### Supplied entries ###
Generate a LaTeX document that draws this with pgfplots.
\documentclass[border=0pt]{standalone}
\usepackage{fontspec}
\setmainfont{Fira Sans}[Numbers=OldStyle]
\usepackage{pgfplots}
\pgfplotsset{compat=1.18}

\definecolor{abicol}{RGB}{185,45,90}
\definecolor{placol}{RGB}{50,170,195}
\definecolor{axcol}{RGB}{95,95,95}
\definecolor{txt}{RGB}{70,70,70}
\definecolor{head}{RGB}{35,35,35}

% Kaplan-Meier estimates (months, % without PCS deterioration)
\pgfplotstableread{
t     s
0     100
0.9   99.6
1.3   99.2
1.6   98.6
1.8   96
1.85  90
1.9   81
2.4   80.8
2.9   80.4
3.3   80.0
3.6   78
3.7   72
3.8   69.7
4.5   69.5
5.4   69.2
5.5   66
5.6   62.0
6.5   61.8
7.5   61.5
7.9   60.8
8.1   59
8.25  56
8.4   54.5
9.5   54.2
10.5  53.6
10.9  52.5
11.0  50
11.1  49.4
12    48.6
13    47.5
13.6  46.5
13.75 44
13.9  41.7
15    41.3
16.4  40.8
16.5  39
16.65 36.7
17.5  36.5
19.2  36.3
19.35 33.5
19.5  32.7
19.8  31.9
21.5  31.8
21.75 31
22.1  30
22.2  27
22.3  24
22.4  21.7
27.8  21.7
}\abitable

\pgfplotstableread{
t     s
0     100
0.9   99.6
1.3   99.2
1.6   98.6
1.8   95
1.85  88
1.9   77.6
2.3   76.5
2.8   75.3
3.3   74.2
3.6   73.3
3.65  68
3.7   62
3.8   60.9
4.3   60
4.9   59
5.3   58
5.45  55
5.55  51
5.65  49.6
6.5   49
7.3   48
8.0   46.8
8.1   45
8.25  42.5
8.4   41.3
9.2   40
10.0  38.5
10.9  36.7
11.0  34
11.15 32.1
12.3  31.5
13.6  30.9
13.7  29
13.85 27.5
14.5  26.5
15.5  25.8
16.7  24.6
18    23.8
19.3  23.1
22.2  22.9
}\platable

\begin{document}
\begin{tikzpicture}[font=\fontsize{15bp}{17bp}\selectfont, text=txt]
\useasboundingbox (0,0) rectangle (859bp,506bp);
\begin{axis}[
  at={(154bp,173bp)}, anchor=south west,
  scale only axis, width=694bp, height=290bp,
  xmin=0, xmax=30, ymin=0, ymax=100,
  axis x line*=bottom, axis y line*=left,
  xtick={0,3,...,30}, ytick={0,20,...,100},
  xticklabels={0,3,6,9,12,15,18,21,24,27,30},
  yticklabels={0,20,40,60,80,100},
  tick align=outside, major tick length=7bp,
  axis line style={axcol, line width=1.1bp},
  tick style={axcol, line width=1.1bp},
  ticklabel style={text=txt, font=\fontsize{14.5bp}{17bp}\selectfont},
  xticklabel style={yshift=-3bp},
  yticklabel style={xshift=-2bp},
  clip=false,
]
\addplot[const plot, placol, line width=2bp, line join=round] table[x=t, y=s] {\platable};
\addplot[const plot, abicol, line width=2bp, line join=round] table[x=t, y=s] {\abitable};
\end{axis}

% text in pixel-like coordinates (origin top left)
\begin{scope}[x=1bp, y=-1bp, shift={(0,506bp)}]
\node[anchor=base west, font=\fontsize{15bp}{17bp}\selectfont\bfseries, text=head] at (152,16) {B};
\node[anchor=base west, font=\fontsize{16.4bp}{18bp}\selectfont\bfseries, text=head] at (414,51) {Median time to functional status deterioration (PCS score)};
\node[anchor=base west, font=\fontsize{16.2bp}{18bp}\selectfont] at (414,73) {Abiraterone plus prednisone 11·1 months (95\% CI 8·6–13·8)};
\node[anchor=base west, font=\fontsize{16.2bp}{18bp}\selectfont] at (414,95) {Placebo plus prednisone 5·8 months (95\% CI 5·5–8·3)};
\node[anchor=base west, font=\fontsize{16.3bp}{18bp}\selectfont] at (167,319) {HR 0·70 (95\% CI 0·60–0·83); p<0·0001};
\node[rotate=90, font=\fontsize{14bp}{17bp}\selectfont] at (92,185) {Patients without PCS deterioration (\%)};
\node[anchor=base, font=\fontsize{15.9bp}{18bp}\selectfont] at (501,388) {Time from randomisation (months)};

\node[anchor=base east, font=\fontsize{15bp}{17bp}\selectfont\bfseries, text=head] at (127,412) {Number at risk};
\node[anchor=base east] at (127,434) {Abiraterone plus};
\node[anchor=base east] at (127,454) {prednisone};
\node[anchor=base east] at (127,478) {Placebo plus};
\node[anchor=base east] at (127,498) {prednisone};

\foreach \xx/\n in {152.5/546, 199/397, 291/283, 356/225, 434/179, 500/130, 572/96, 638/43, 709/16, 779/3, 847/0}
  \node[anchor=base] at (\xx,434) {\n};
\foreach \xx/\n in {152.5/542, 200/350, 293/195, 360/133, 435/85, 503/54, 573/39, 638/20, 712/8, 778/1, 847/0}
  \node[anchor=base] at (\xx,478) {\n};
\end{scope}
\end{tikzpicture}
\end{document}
###
### Supplied entries ###
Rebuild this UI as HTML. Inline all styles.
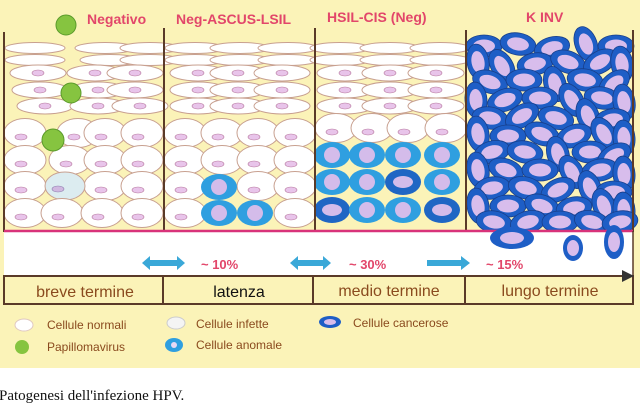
###
What needs to be done: Gather each line of the listing that holds the string "this".

Task solution:
Generate a LaTeX document that draws this with pgfplots.
Rebuild this UI as HTML. Inline all styles.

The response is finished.